▶ Your instructions: Report how many lines hold the string "this". Give the number and nothing else.

--- Begin ---

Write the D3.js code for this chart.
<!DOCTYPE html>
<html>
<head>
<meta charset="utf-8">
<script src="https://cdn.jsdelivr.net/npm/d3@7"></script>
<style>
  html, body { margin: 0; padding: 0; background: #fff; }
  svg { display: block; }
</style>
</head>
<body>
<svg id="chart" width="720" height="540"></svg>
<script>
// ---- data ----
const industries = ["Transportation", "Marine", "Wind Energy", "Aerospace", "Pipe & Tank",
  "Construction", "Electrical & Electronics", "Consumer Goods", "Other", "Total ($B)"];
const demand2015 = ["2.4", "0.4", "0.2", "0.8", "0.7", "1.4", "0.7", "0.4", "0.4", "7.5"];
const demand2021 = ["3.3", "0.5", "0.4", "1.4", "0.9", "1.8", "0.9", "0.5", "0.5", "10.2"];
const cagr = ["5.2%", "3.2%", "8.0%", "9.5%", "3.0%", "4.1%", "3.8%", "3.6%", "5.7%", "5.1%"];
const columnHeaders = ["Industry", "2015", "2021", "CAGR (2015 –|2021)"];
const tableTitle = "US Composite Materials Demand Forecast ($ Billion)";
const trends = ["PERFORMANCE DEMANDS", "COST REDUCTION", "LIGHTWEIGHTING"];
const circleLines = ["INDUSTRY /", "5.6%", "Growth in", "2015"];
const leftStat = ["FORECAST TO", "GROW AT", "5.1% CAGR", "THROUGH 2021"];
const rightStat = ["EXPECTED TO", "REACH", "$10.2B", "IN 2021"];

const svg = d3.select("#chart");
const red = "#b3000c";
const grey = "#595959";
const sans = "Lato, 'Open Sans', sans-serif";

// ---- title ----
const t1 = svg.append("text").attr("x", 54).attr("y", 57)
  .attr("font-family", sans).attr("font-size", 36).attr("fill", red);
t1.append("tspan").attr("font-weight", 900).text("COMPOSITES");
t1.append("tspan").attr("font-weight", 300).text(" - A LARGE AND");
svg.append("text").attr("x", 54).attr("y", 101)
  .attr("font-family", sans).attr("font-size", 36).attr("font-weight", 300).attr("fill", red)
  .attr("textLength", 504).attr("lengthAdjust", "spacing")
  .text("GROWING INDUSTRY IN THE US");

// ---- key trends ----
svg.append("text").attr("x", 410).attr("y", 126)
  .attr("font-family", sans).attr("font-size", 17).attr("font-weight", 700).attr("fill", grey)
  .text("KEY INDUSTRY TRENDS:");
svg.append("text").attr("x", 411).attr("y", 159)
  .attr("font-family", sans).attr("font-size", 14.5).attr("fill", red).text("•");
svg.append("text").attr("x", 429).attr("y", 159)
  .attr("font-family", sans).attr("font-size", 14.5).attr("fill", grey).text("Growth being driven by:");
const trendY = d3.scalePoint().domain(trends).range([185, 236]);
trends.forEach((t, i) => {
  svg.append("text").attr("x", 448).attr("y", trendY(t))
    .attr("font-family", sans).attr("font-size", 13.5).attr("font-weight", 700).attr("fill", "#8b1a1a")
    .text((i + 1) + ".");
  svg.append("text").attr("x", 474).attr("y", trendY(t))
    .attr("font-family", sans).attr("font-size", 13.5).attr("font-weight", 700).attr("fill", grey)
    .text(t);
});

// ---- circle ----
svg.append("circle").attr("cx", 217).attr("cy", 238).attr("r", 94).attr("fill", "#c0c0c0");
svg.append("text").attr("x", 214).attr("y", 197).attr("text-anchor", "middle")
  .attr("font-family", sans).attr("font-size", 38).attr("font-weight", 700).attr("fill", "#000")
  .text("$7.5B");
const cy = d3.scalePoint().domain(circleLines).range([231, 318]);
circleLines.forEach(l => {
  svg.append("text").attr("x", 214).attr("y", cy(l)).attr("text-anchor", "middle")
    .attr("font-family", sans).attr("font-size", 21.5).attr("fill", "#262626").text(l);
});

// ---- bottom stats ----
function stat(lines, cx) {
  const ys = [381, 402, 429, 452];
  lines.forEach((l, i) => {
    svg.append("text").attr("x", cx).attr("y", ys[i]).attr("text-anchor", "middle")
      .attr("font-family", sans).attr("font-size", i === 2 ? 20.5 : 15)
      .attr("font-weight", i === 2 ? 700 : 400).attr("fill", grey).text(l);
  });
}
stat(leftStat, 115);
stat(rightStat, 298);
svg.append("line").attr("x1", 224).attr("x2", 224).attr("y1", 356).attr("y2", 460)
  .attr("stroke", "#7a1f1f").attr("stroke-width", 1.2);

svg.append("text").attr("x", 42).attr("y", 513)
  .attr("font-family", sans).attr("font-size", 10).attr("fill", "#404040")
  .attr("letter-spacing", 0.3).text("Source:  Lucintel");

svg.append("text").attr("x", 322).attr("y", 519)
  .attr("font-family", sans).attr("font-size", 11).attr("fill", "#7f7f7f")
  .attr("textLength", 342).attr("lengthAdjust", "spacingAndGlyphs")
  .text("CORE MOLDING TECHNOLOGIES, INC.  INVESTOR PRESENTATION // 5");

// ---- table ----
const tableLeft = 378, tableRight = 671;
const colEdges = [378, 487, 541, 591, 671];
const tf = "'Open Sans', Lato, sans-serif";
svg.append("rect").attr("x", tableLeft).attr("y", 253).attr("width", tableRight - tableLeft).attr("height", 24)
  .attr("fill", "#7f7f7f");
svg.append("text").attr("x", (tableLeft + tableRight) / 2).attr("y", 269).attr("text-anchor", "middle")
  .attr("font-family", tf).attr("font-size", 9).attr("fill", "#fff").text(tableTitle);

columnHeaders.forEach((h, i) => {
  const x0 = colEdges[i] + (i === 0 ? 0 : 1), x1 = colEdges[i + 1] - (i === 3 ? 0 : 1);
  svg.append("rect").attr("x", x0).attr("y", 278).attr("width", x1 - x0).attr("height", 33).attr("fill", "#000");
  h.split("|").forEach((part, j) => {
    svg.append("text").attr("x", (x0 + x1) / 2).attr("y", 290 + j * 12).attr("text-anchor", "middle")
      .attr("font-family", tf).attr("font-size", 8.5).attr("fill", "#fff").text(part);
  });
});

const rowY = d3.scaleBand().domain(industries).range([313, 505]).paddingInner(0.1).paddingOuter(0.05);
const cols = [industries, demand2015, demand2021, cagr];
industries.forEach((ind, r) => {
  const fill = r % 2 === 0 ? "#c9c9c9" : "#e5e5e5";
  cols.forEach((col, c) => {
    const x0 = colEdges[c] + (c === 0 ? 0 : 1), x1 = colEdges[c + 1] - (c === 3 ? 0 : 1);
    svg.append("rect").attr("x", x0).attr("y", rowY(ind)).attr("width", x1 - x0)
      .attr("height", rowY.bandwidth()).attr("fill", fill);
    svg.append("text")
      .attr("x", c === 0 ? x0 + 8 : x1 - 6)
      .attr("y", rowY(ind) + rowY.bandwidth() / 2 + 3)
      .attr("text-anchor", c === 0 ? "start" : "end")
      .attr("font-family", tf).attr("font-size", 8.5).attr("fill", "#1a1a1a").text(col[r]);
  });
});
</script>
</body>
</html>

--- End ---
--- Begin ---

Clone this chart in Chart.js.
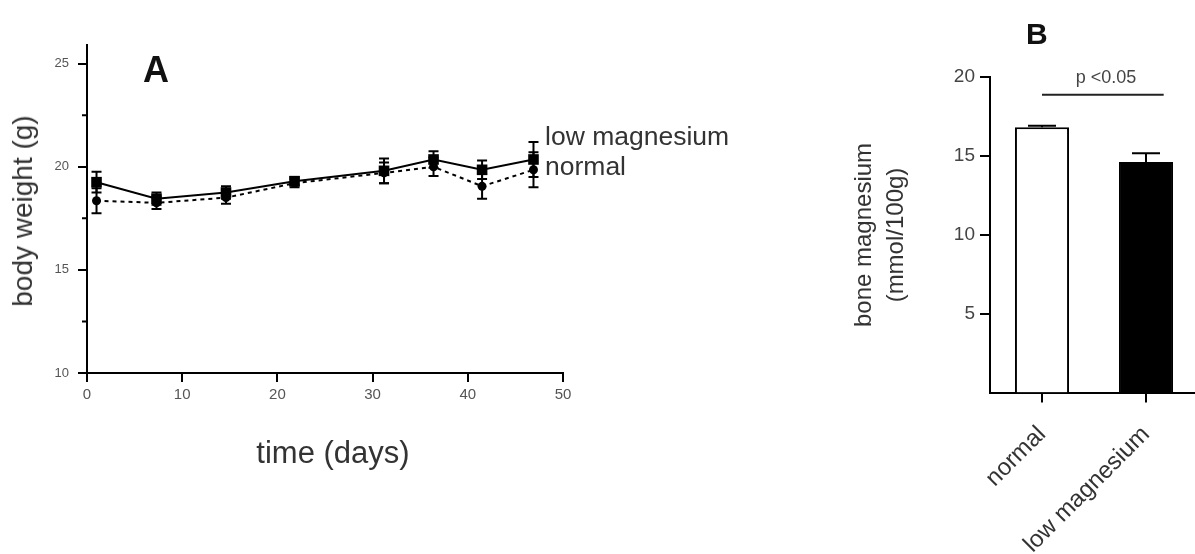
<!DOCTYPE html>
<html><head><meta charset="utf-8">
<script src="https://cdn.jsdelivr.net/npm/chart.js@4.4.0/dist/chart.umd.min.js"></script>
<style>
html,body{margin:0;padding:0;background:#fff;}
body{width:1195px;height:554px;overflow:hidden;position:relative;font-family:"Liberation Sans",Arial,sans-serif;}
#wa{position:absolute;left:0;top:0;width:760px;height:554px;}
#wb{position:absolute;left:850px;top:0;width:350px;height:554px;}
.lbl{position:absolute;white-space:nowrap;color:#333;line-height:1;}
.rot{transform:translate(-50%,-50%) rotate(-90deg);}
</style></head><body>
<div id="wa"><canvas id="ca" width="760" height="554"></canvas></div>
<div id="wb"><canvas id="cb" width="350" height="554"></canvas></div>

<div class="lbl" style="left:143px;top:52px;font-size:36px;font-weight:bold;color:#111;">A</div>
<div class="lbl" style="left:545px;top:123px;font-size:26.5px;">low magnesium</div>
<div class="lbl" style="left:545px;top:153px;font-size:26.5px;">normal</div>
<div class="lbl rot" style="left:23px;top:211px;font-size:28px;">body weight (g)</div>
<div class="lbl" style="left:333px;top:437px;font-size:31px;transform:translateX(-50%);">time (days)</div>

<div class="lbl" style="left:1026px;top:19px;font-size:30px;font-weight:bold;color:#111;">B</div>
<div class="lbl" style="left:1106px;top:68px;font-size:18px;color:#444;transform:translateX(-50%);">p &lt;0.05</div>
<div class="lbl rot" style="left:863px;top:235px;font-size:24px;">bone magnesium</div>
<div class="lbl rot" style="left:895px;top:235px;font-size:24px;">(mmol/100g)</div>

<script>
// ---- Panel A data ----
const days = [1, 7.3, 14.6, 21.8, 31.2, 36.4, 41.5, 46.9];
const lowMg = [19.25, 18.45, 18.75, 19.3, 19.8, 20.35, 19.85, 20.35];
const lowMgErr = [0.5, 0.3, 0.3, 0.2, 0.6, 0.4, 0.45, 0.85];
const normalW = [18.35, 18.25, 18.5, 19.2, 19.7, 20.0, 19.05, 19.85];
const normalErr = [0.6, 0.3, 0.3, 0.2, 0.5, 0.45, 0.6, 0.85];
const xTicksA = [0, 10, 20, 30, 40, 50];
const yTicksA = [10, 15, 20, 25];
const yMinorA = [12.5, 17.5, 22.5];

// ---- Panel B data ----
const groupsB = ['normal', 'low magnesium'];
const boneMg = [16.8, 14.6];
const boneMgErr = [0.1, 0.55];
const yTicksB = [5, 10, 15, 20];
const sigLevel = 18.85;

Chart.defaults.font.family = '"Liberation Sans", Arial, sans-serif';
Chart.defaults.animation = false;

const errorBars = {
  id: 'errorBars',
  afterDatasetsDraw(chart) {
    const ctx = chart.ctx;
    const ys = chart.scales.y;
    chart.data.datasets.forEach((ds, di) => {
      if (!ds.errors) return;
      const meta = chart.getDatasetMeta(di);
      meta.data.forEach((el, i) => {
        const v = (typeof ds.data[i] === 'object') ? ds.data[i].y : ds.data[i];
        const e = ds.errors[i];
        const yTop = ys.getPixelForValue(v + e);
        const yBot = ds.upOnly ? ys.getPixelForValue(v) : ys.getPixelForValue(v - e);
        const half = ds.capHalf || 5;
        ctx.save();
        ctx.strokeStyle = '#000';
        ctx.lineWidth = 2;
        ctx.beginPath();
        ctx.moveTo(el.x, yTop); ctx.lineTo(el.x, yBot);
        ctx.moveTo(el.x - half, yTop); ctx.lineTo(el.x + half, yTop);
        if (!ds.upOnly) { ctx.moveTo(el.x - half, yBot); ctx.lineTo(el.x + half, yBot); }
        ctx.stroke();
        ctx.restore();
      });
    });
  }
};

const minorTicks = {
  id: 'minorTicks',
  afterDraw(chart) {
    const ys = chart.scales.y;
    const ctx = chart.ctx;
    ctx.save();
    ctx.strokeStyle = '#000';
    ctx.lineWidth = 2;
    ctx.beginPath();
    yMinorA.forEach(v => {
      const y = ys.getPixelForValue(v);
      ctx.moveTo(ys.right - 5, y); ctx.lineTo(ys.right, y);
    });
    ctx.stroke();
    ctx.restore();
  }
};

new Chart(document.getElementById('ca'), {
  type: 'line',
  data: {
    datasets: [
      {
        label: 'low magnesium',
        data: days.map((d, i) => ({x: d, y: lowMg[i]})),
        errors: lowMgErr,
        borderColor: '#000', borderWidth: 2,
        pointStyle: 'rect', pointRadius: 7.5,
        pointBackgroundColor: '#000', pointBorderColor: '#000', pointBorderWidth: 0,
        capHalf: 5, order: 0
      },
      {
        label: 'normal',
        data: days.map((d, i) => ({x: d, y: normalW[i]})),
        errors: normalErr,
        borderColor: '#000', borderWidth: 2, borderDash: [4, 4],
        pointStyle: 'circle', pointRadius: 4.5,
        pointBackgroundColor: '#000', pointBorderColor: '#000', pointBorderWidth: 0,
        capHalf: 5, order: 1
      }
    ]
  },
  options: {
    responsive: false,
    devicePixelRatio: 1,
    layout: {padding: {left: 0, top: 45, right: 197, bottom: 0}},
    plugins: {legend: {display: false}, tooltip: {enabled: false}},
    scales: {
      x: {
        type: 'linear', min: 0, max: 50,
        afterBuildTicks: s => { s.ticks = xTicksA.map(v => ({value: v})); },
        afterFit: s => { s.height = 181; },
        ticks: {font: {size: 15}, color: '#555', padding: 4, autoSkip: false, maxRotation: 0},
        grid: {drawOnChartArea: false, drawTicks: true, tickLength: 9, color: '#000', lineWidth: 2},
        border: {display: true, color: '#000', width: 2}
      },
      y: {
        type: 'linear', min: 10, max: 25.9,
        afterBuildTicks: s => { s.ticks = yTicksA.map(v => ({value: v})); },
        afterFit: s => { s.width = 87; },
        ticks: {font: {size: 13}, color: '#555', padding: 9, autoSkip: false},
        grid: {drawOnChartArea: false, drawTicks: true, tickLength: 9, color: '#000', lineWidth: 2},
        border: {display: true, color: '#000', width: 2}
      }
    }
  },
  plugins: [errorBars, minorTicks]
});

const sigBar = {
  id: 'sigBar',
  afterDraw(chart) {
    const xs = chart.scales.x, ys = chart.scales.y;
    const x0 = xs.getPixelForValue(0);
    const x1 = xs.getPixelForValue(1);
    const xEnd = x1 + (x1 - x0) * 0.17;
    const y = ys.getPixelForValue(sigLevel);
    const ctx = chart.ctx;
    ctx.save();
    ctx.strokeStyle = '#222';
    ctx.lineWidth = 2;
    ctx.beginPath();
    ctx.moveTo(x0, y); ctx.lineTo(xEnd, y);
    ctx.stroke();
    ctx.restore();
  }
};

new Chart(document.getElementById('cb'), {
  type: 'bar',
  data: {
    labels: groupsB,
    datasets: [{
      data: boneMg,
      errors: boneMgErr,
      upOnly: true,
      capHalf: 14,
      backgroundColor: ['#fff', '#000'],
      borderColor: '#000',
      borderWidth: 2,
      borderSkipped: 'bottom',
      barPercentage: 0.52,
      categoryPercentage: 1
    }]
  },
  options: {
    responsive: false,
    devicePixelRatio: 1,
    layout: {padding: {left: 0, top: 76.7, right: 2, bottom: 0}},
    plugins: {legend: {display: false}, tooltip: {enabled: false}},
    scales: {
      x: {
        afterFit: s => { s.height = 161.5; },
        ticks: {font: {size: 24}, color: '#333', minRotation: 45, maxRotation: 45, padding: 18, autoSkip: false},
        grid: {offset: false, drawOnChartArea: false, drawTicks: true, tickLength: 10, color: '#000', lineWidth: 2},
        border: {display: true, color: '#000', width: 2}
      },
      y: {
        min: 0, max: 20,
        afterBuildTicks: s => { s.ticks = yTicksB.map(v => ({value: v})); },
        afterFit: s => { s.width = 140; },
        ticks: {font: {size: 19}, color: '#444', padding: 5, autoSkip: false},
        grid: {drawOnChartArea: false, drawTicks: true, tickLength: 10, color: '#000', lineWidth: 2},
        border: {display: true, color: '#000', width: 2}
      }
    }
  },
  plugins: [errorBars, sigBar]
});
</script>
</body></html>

--- End ---
--- Begin ---

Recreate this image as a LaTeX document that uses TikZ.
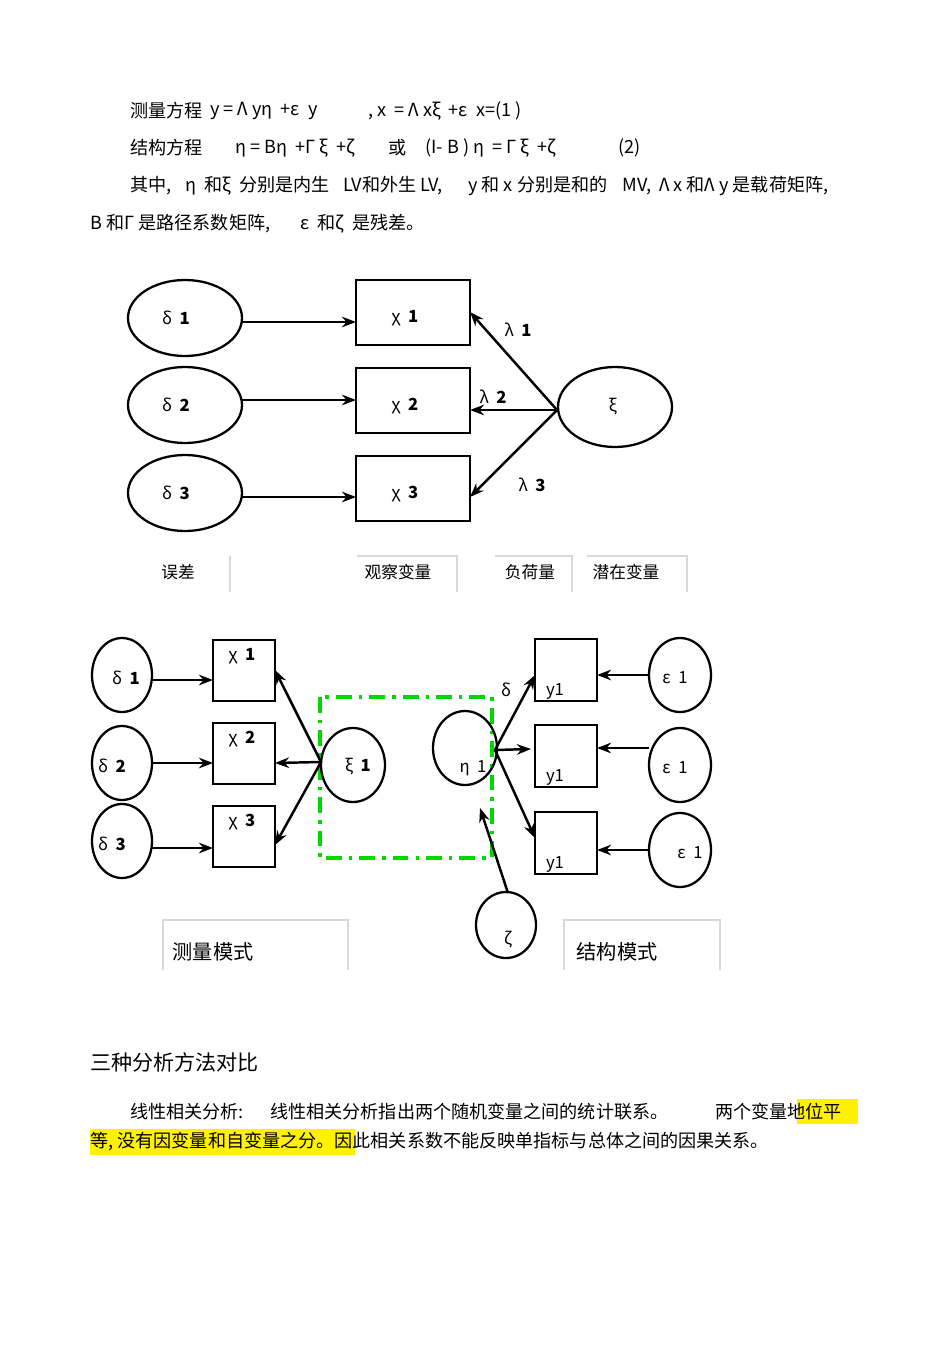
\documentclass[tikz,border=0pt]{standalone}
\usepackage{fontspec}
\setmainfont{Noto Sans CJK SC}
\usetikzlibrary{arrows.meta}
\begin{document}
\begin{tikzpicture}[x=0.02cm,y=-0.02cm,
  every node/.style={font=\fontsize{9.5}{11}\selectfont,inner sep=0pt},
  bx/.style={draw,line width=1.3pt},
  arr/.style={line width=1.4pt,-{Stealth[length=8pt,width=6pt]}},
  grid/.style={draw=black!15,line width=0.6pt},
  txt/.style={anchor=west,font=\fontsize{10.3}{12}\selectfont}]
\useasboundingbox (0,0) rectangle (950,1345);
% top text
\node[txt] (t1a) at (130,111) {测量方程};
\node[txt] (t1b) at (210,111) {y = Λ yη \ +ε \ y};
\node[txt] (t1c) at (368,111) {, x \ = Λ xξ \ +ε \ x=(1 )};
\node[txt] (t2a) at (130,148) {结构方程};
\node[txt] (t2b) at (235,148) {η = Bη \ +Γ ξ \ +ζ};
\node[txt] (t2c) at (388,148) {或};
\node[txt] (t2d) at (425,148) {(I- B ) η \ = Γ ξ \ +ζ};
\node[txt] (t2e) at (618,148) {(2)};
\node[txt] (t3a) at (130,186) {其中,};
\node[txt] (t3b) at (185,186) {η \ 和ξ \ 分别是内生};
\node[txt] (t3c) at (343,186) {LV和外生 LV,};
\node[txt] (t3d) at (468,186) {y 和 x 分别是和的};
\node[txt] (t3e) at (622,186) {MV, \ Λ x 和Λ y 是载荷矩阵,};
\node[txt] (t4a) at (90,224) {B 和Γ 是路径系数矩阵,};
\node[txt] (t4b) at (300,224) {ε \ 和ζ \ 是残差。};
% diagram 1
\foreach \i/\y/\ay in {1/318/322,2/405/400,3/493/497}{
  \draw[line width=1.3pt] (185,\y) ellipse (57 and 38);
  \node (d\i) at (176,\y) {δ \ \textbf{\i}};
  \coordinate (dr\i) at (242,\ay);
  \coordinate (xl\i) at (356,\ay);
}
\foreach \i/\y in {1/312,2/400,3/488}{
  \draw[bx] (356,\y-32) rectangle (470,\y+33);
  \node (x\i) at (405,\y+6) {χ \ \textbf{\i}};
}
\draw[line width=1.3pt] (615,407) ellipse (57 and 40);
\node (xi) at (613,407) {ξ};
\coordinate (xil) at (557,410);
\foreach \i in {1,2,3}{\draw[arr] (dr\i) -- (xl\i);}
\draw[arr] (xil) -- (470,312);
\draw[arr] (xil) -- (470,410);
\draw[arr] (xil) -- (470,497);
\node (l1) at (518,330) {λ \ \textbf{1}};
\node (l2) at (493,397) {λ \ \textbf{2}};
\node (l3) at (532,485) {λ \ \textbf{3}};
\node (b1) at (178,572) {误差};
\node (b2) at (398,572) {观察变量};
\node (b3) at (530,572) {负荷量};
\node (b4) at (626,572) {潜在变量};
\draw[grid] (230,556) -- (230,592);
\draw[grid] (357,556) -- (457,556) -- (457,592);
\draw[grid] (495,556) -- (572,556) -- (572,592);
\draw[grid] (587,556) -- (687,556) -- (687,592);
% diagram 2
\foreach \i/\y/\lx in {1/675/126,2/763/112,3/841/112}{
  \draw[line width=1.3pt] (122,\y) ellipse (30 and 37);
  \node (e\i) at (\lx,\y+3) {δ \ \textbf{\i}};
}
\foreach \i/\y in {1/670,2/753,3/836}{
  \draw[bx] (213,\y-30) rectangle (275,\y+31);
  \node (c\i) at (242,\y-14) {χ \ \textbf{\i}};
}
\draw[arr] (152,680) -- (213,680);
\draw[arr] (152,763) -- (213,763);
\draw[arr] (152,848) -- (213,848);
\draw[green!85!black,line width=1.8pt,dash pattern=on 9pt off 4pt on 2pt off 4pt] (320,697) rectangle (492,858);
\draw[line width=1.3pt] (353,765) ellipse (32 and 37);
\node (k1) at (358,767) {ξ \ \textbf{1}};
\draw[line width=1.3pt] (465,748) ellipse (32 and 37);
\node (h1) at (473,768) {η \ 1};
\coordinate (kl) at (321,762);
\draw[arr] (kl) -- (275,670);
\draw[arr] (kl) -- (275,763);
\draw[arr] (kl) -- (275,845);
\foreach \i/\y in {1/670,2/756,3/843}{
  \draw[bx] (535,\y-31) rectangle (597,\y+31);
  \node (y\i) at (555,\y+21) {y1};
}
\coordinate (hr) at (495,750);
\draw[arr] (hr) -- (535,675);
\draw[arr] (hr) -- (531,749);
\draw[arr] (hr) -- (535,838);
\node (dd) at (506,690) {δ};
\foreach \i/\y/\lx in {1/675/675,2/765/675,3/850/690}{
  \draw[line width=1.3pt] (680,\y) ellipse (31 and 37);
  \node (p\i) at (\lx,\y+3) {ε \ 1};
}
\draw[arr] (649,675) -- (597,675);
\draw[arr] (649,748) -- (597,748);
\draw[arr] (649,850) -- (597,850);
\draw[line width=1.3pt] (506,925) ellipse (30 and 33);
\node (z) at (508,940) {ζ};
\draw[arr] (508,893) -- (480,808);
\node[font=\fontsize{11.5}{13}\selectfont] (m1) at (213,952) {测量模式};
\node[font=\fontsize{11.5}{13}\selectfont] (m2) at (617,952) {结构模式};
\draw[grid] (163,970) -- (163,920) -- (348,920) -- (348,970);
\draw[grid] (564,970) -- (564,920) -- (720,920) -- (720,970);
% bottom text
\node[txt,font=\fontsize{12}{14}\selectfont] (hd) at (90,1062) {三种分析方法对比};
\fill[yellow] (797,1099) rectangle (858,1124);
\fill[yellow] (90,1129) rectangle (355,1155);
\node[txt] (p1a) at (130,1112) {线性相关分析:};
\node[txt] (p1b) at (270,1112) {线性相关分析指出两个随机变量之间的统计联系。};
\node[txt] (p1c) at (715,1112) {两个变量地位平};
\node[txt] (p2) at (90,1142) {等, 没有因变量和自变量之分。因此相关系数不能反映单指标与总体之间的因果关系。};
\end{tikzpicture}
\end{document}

--- End ---

▶ Exercise solution: 3